After all, how could they mean anything else? He said he was “the Way, the Truth, and the Life.” But his way led him to this horrible destination. His words of truth were suffocated out of him. His life ended. As we dwell here at the foot of the cross on this Good Friday, we hear those words, we hear the finality in them. “It is finished.” Full stop.

If you touch him now, you know his body will be unnaturally cold. Death is too close.

Even though it’s midday, thick clouds blot out the sun. Darkness is too close.

As his breath fled him, any last bastion of hope fled you. Despair is too close.

Fear. Shame. Domination. All of them, too close.

And as the weight of all the powers of evil and separation come careening toward Golgotha, as they bear down on you, as they crush you like they crushed him, those three words mutate in your mind, become gangrenous. It is finished. We lost.

And yet. The faintest ember of hope glimmers beneath the ash of your extinguished fire.

What if? The sun is still there behind the clouds, still warming the earth with its light, whether or not you can see it.

And yet what if all of this was a trap? What if Jesus, unwilling to risk anyone else, offered himself as the bait? What if Jesus positioned himself high on that cross so the powers of death and darkness and despair and fear and shame and domination could get a good view of him? Could not resist such a juicy target. What if Jesus knew what he was doing all along? Keep your friends close and your enemies closer. Was his sacrifice a way to draw his enemies out, to draw them to him, to nail them to the cross with him? If so, no wonder they’re too close. No wonder you feel the crushing weight of the powers of evil careening toward Golgotha.

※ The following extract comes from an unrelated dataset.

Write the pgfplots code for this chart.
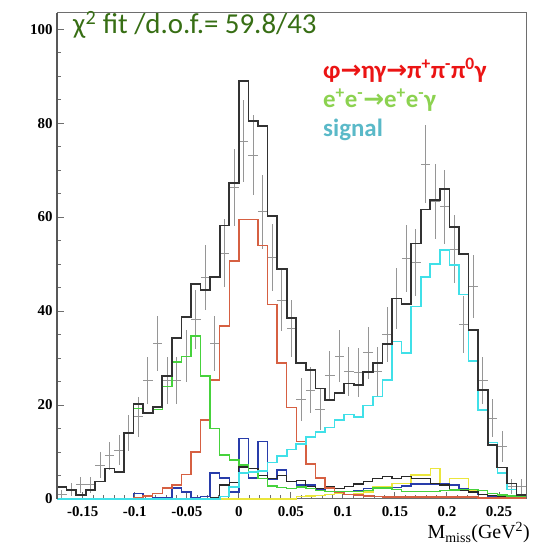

The words kindle again within you. It is finished.

Could he?

Could he possibly have meant something else?

In those final moments, did he know his plan had worked? Could he feel death and darkness and all the rest scuttling around his cross? Inching closer? Triggering his trap?

It is finished. No. Not the end.

It is accomplished. It is completed. My work is fulfilled. No. Not the end. This is but the middle of the story.